#### [What is needed]
Drop the pictures from the entries below, then reproduce the rest exactly.

#### [Task data]
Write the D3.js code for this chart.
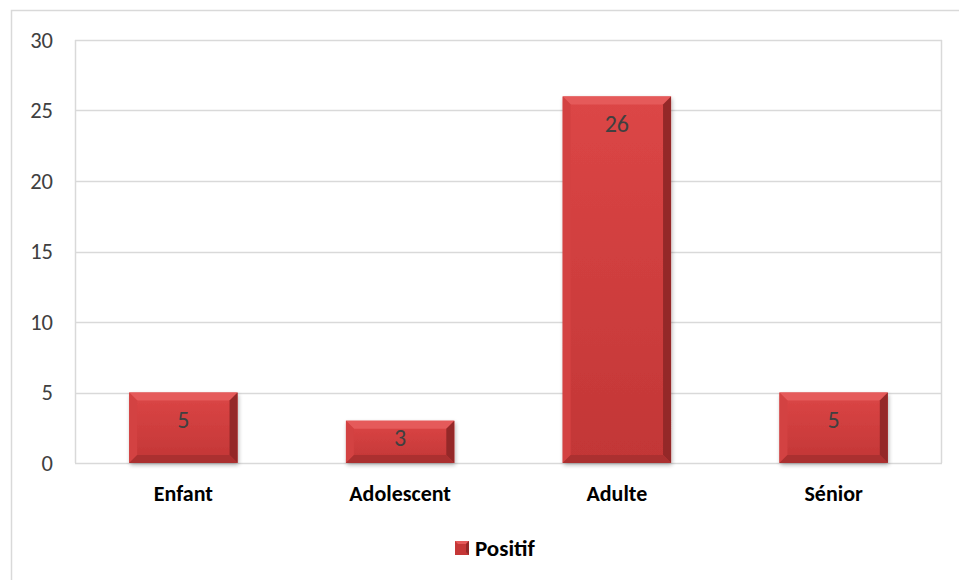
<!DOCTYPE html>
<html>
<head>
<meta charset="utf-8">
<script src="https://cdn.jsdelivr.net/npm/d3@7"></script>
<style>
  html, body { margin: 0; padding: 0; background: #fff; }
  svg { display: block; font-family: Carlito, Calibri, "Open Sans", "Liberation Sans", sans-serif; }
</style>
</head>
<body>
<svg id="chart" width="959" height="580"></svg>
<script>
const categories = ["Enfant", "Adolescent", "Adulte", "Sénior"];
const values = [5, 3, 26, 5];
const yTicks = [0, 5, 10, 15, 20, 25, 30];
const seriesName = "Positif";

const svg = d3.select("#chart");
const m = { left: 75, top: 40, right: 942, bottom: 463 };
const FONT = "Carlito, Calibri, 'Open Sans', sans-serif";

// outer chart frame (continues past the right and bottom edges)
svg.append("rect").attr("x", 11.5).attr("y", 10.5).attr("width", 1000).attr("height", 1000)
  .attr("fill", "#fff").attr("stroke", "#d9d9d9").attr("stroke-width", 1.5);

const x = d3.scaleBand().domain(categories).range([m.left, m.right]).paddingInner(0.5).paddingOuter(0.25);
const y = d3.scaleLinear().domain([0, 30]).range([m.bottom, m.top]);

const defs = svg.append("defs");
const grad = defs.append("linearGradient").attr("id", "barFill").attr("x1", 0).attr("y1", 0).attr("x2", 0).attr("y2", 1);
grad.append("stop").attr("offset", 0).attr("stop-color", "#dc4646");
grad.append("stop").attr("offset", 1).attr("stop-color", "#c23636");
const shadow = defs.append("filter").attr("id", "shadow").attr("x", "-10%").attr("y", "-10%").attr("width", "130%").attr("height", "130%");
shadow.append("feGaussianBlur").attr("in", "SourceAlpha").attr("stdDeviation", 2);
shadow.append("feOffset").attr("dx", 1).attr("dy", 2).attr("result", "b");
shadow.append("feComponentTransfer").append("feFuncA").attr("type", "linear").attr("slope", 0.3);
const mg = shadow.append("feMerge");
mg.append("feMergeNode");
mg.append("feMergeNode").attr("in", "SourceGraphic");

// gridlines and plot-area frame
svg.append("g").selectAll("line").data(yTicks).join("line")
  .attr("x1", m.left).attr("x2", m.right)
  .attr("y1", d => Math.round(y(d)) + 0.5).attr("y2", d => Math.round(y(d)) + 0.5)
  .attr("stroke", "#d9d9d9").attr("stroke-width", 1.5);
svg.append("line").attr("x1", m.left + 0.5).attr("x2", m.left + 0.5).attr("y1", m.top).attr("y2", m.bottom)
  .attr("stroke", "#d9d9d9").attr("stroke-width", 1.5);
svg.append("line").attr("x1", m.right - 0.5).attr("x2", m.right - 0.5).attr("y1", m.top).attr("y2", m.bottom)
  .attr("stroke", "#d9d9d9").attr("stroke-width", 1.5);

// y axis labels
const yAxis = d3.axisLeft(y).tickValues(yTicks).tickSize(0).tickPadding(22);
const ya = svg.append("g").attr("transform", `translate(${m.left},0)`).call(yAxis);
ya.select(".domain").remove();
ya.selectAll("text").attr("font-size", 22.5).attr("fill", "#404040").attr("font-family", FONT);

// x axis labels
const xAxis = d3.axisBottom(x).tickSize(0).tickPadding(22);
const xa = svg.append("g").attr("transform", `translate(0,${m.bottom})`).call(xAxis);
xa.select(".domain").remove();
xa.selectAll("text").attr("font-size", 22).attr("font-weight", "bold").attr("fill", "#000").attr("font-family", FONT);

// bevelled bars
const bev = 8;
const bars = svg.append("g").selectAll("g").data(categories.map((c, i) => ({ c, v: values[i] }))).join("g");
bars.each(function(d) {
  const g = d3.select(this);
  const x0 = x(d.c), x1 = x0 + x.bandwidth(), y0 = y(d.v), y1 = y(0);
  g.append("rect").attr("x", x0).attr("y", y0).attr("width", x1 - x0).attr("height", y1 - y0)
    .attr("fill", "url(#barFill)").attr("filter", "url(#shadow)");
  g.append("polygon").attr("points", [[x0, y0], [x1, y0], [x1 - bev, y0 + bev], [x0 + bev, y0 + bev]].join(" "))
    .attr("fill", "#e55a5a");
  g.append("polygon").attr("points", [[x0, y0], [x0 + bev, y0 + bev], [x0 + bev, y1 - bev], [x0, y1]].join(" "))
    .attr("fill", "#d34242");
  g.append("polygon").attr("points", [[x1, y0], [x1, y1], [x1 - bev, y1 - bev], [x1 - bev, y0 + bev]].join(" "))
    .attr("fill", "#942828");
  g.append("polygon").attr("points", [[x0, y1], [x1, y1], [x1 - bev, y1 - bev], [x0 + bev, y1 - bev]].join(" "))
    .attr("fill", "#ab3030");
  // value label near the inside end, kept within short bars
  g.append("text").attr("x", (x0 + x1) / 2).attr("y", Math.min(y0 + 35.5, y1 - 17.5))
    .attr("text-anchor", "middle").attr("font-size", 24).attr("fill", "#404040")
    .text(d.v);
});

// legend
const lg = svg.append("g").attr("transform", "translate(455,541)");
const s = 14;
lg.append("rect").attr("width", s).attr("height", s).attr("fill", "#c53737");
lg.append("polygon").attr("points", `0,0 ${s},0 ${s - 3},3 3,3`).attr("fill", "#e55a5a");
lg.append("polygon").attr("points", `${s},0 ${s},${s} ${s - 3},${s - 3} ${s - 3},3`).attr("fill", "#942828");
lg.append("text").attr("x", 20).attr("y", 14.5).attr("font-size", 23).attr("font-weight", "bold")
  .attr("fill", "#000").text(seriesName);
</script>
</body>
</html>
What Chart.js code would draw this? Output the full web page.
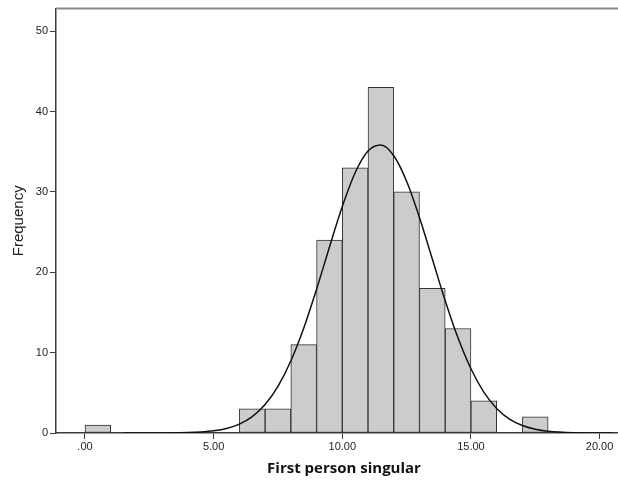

#### [Written solution]
Write the D3.js code for this chart.
<!DOCTYPE html>
<html>
<head>
<meta charset="utf-8">
<script src="https://cdn.jsdelivr.net/npm/d3@7"></script>
<style>
  html, body { margin: 0; padding: 0; background: #fff; }
  svg { display: block; font-family: Carlito, Calibri, "Open Sans", "Liberation Sans", sans-serif; }
</style>
</head>
<body>
<svg id="chart" width="959" height="580"></svg>
<script>
const categories = ["Enfant", "Adolescent", "Adulte", "Sénior"];
const values = [5, 3, 26, 5];
const yTicks = [0, 5, 10, 15, 20, 25, 30];
const seriesName = "Positif";

const svg = d3.select("#chart");
const m = { left: 75, top: 40, right: 942, bottom: 463 };
const FONT = "Carlito, Calibri, 'Open Sans', sans-serif";

// outer chart frame (continues past the right and bottom edges)
svg.append("rect").attr("x", 11.5).attr("y", 10.5).attr("width", 1000).attr("height", 1000)
  .attr("fill", "#fff").attr("stroke", "#d9d9d9").attr("stroke-width", 1.5);

const x = d3.scaleBand().domain(categories).range([m.left, m.right]).paddingInner(0.5).paddingOuter(0.25);
const y = d3.scaleLinear().domain([0, 30]).range([m.bottom, m.top]);

const defs = svg.append("defs");
const grad = defs.append("linearGradient").attr("id", "barFill").attr("x1", 0).attr("y1", 0).attr("x2", 0).attr("y2", 1);
grad.append("stop").attr("offset", 0).attr("stop-color", "#dc4646");
grad.append("stop").attr("offset", 1).attr("stop-color", "#c23636");
const shadow = defs.append("filter").attr("id", "shadow").attr("x", "-10%").attr("y", "-10%").attr("width", "130%").attr("height", "130%");
shadow.append("feGaussianBlur").attr("in", "SourceAlpha").attr("stdDeviation", 2);
shadow.append("feOffset").attr("dx", 1).attr("dy", 2).attr("result", "b");
shadow.append("feComponentTransfer").append("feFuncA").attr("type", "linear").attr("slope", 0.3);
const mg = shadow.append("feMerge");
mg.append("feMergeNode");
mg.append("feMergeNode").attr("in", "SourceGraphic");

// gridlines and plot-area frame
svg.append("g").selectAll("line").data(yTicks).join("line")
  .attr("x1", m.left).attr("x2", m.right)
  .attr("y1", d => Math.round(y(d)) + 0.5).attr("y2", d => Math.round(y(d)) + 0.5)
  .attr("stroke", "#d9d9d9").attr("stroke-width", 1.5);
svg.append("line").attr("x1", m.left + 0.5).attr("x2", m.left + 0.5).attr("y1", m.top).attr("y2", m.bottom)
  .attr("stroke", "#d9d9d9").attr("stroke-width", 1.5);
svg.append("line").attr("x1", m.right - 0.5).attr("x2", m.right - 0.5).attr("y1", m.top).attr("y2", m.bottom)
  .attr("stroke", "#d9d9d9").attr("stroke-width", 1.5);

// y axis labels
const yAxis = d3.axisLeft(y).tickValues(yTicks).tickSize(0).tickPadding(22);
const ya = svg.append("g").attr("transform", `translate(${m.left},0)`).call(yAxis);
ya.select(".domain").remove();
ya.selectAll("text").attr("font-size", 22.5).attr("fill", "#404040").attr("font-family", FONT);

// x axis labels
const xAxis = d3.axisBottom(x).tickSize(0).tickPadding(22);
const xa = svg.append("g").attr("transform", `translate(0,${m.bottom})`).call(xAxis);
xa.select(".domain").remove();
xa.selectAll("text").attr("font-size", 22).attr("font-weight", "bold").attr("fill", "#000").attr("font-family", FONT);

// bevelled bars
const bev = 8;
const bars = svg.append("g").selectAll("g").data(categories.map((c, i) => ({ c, v: values[i] }))).join("g");
bars.each(function(d) {
  const g = d3.select(this);
  const x0 = x(d.c), x1 = x0 + x.bandwidth(), y0 = y(d.v), y1 = y(0);
  g.append("rect").attr("x", x0).attr("y", y0).attr("width", x1 - x0).attr("height", y1 - y0)
    .attr("fill", "url(#barFill)").attr("filter", "url(#shadow)");
  g.append("polygon").attr("points", [[x0, y0], [x1, y0], [x1 - bev, y0 + bev], [x0 + bev, y0 + bev]].join(" "))
    .attr("fill", "#e55a5a");
  g.append("polygon").attr("points", [[x0, y0], [x0 + bev, y0 + bev], [x0 + bev, y1 - bev], [x0, y1]].join(" "))
    .attr("fill", "#d34242");
  g.append("polygon").attr("points", [[x1, y0], [x1, y1], [x1 - bev, y1 - bev], [x1 - bev, y0 + bev]].join(" "))
    .attr("fill", "#942828");
  g.append("polygon").attr("points", [[x0, y1], [x1, y1], [x1 - bev, y1 - bev], [x0 + bev, y1 - bev]].join(" "))
    .attr("fill", "#ab3030");
  // value label near the inside end, kept within short bars
  g.append("text").attr("x", (x0 + x1) / 2).attr("y", Math.min(y0 + 35.5, y1 - 17.5))
    .attr("text-anchor", "middle").attr("font-size", 24).attr("fill", "#404040")
    .text(d.v);
});

// legend
const lg = svg.append("g").attr("transform", "translate(455,541)");
const s = 14;
lg.append("rect").attr("width", s).attr("height", s).attr("fill", "#c53737");
lg.append("polygon").attr("points", `0,0 ${s},0 ${s - 3},3 3,3`).attr("fill", "#e55a5a");
lg.append("polygon").attr("points", `${s},0 ${s},${s} ${s - 3},${s - 3} ${s - 3},3`).attr("fill", "#942828");
lg.append("text").attr("x", 20).attr("y", 14.5).attr("font-size", 23).attr("font-weight", "bold")
  .attr("fill", "#000").text(seriesName);
</script>
</body>
</html>
What Chart.js code would draw this? Output the full web page.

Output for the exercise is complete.